Lucie photo awards presented in New York
Updated: 2014-11-03 13:33
By Zhang Yuwei and Niu Yue in New York(China Daily USA)
Hossein Farmani, Lucie Awards founder and chairman, stands in front of photos from Chinese photographers during the Annual Best of Show Exhibition for the 2014 International Photography Awards in New York on Nov 1. Lu Huiquan / For China Daily
The 12th Lucie Awards held in New York on Sunday saw an increasing number of China-related elements in the works submitted by photographers - including three Chinese finalists - from 104 countries.
Hossein Farmani, the founder and chairman of the Lucie Awards, said different aspects of China and Chinese culture have become a theme for both Chinese and Western photographers who presented in their works for this year's awards.
"We love the fact that you can see China by Chinese and China through a Western vision," said Farmani, adding that the Chinese photos have brought viewers - especially Western viewers - closer to "a mysterious" part of the world.

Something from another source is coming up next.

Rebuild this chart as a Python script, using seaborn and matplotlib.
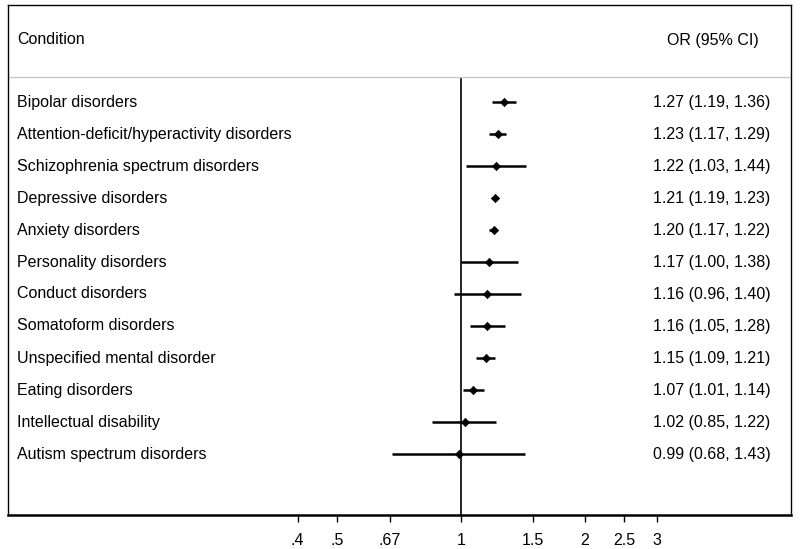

The Lucie Awards is an annual event honoring the best achievements in international photography. Taken from the Latin word "lux" for "light", Lucie is a tribute to the influence that light plays in photography. In this year's Lucie exhibition, which shows works from the 30 finalists, photos about China ranged from a street vendor night scene in Beijing to a traditional Chinese wedding shot by both Chinese and non-Chinese photographers.
A Netherlands-based photographer shot a photo of a folk performance during a Chinese She-Huo festival, which honors the gods of the earth during the Chinese Lunar New Year.
Modern Chinese themes were also on display at the Lucies. Wang Jing, a photographer for China Daily, shot a photo of wasted magazines in one of the "trash villages" in suburban Beijing after spending several days there learning about recycling.
"What I learned about was not just the recycling process but more importantly the significant hardship the villagers go through," said Wang, who was nominated under the category of Deeper Perspective Photographer of the Year.
Farmani, who lives in Bangkok, said the Chinese and Western photographers show a different China through their lenses.
"That's the beauty of it and it is interesting to see Chinese and non-Chinese photographers showing China through two different visions," said Farmani.
"The Chinese photographers are bringing their daily life to us, which is for us very fascinating," said Farmani.
Tim Barker, a photographer and filmmaker, who viewed the Lucie Awards exhibition on Saturday, said that many Westerners are unfamiliar with China and Asia as a whole, making Asia a destination for photographers to explore and make discoveries.
"China is interesting every way it looks," said Barker.
"Western photographers are interested in discoveries," said Betina Garcia, a photojournalist student from Denmark who was at the exhibit, adding the color used in some photos shot by Chinese photographers was unique and showed sharp contrast among visual elements.
This year's Lucie Awards selected 30 finalists from more than 27,000 submissions from 104 countries.
Of the 30 finalists, four winners - Sandro of the US, Vyacheslav Mishchenko of Ukraine, K.M. Asad of Bangladesh and Yannick Wegner of Germany - won the categories of International Photographer of the Year, Discovery of the Year, Deeper Perspective Photographer of the Year and Moving Image Photographer of the Year.
The Lucie Awards, in partnership with the International Photography Awards (IPA), for the first time had an IPA China exhibition for the Chinese photographers given the growing interest of China. The IPA exhibition, which presented works of several hundred Chinese photographers, attracted more than 900,000 viewers this year.
Farmani said his next project is to bring this year's Lucie Awards exhibition to Shanghai early next year.
"We are also planning to set up a Lucie Awards pavilion in Beijing," said Farmani.
Lu Huiquan in New York contributed to the story.